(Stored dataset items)
◇ ◇ ◇ ◇ ◇
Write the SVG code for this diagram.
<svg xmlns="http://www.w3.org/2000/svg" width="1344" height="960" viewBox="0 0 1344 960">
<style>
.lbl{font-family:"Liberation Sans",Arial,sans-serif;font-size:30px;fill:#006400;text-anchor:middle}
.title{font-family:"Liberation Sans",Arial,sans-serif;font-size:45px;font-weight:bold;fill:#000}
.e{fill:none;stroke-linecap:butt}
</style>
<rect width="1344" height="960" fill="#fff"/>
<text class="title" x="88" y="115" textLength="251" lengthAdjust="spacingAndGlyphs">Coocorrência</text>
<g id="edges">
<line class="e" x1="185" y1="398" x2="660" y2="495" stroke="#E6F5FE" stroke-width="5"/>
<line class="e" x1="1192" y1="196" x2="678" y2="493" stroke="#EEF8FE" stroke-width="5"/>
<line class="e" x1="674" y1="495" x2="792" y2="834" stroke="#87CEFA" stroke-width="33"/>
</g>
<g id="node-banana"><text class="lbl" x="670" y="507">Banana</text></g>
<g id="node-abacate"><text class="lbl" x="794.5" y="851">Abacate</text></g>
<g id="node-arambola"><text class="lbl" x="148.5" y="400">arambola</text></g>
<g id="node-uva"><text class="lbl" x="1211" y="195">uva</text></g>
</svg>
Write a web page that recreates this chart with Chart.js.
◇ ◇ ◇ ◇ ◇
**WHAT YOU ARE ASKED TO DO:** Transcribe every line of the data, exactly as it stands.

**RESULT OF THE TASK:**
Write the SVG code for this diagram.
<svg xmlns="http://www.w3.org/2000/svg" width="1344" height="960" viewBox="0 0 1344 960">
<style>
.lbl{font-family:"Liberation Sans",Arial,sans-serif;font-size:30px;fill:#006400;text-anchor:middle}
.title{font-family:"Liberation Sans",Arial,sans-serif;font-size:45px;font-weight:bold;fill:#000}
.e{fill:none;stroke-linecap:butt}
</style>
<rect width="1344" height="960" fill="#fff"/>
<text class="title" x="88" y="115" textLength="251" lengthAdjust="spacingAndGlyphs">Coocorrência</text>
<g id="edges">
<line class="e" x1="185" y1="398" x2="660" y2="495" stroke="#E6F5FE" stroke-width="5"/>
<line class="e" x1="1192" y1="196" x2="678" y2="493" stroke="#EEF8FE" stroke-width="5"/>
<line class="e" x1="674" y1="495" x2="792" y2="834" stroke="#87CEFA" stroke-width="33"/>
</g>
<g id="node-banana"><text class="lbl" x="670" y="507">Banana</text></g>
<g id="node-abacate"><text class="lbl" x="794.5" y="851">Abacate</text></g>
<g id="node-arambola"><text class="lbl" x="148.5" y="400">arambola</text></g>
<g id="node-uva"><text class="lbl" x="1211" y="195">uva</text></g>
</svg>
Write a web page that recreates this chart with Chart.js.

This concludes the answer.